Brianna Rathwell of HollisWealth is part of the Wealth Professional Canada Young Guns 2018
Associate advisor
HOLLISWEALTH, INDUSTRIAL ALLIANCE SECURITIES
Age: 24
Years as a financial advisor: 4
Certifications: RRC, life and A&S advisor
Hot on the heels of her father, John, being named one of Wealth Professional Canada’s Top 50 Advisors, Brianna Rathwell finds herself among WPC’s 2018 Young Guns. Financial advice is a family business for the Rathwells; her brother, Jonathan, is also part of the firm.
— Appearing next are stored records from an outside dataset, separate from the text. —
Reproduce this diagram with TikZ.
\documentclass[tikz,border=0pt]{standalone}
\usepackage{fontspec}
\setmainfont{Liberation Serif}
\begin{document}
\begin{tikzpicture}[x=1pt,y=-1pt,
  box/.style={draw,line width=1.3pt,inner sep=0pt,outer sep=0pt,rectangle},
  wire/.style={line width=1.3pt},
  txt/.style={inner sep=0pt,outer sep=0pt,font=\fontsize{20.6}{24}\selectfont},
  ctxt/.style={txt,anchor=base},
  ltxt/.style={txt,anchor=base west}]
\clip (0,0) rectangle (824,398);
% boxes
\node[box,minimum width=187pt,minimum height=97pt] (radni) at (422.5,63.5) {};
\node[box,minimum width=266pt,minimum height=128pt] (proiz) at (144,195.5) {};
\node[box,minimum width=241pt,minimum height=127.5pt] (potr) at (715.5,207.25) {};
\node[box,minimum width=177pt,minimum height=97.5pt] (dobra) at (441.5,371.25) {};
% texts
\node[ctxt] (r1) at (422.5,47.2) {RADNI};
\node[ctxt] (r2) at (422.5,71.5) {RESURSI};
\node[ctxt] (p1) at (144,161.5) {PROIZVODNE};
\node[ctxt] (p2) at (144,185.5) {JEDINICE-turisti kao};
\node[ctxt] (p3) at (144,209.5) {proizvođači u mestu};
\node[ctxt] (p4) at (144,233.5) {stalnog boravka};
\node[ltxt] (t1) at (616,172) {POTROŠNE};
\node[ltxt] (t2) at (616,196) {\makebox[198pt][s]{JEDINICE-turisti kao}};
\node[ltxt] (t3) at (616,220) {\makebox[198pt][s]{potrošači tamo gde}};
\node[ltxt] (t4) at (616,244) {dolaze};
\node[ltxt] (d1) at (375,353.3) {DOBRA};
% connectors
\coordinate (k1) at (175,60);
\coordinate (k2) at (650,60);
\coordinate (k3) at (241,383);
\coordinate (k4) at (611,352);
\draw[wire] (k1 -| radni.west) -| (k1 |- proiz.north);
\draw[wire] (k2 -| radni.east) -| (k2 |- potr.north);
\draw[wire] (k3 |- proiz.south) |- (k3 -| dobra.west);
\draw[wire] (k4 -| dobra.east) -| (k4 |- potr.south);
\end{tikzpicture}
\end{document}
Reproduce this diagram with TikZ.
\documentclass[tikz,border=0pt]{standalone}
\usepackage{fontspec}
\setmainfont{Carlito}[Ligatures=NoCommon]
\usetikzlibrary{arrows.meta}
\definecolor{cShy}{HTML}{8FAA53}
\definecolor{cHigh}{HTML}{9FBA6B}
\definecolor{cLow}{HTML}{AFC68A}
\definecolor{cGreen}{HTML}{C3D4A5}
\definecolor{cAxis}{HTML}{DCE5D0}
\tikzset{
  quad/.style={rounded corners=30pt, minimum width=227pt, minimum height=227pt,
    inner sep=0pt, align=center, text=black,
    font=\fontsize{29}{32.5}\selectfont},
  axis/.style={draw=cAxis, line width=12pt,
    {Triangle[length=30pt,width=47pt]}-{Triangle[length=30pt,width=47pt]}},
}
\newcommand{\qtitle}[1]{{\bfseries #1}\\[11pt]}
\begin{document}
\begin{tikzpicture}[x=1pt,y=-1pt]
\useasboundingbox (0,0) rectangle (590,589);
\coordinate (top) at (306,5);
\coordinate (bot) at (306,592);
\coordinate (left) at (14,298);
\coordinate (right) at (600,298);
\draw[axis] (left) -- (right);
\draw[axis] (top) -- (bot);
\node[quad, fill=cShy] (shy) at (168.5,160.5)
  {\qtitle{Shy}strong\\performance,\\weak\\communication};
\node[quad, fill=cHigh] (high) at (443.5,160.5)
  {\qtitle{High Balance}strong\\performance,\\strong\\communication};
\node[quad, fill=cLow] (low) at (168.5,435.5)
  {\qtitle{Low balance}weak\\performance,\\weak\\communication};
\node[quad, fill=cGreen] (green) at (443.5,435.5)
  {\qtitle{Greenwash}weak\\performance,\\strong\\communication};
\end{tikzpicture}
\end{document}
Now in her fourth year as an advisor, Rathwell is preparing to add her second book of business, but that success hasn’t come easy.
“Age itself is the biggest challenge – it is much harder for a young advisor to bring in new clients and have their trust and respect than it is for someone coming into the industry at an older age,” she says. “The longer you work in the industry and the more people you meet, the more you realize our business is just as much about the personal and emotional relationships that you build with clients as it is about the numbers and returns.”
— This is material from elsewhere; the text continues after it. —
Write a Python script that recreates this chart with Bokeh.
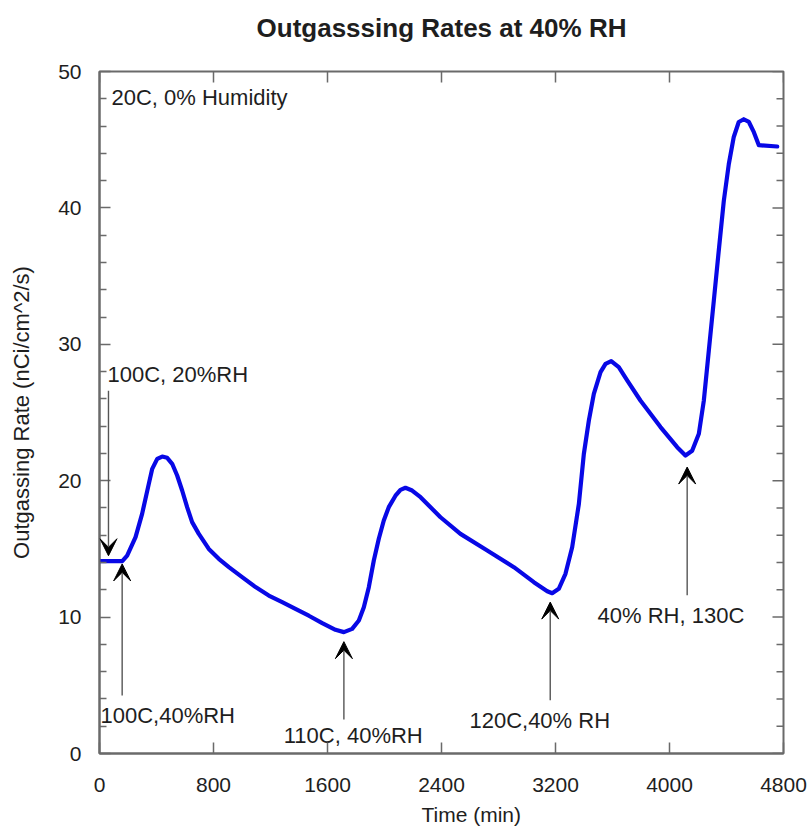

Something that unites advisors, young and old, is frustration with regulatory creep in the industry. That extends far past the reporting requirements of CRM2, Rathwell says.
“As a young advisor, it is evident in my day-to-day life how much my generation uses and relies on social media,” she says. “It is the new word-of-mouth advertising. But we are so limited in what and where we can post on social media that it puts us at a disadvantage to other professions.”
Rathwell would also like to see greater collaboration between different generations of advisors, much the same as she has benefited from in her career.
“There needs to be more of a connection made between the established advisors who are nearing retirement and the new advisors coming into the industry,” she says. “Something comparable to a practicum or mentor program would be largely beneficial.”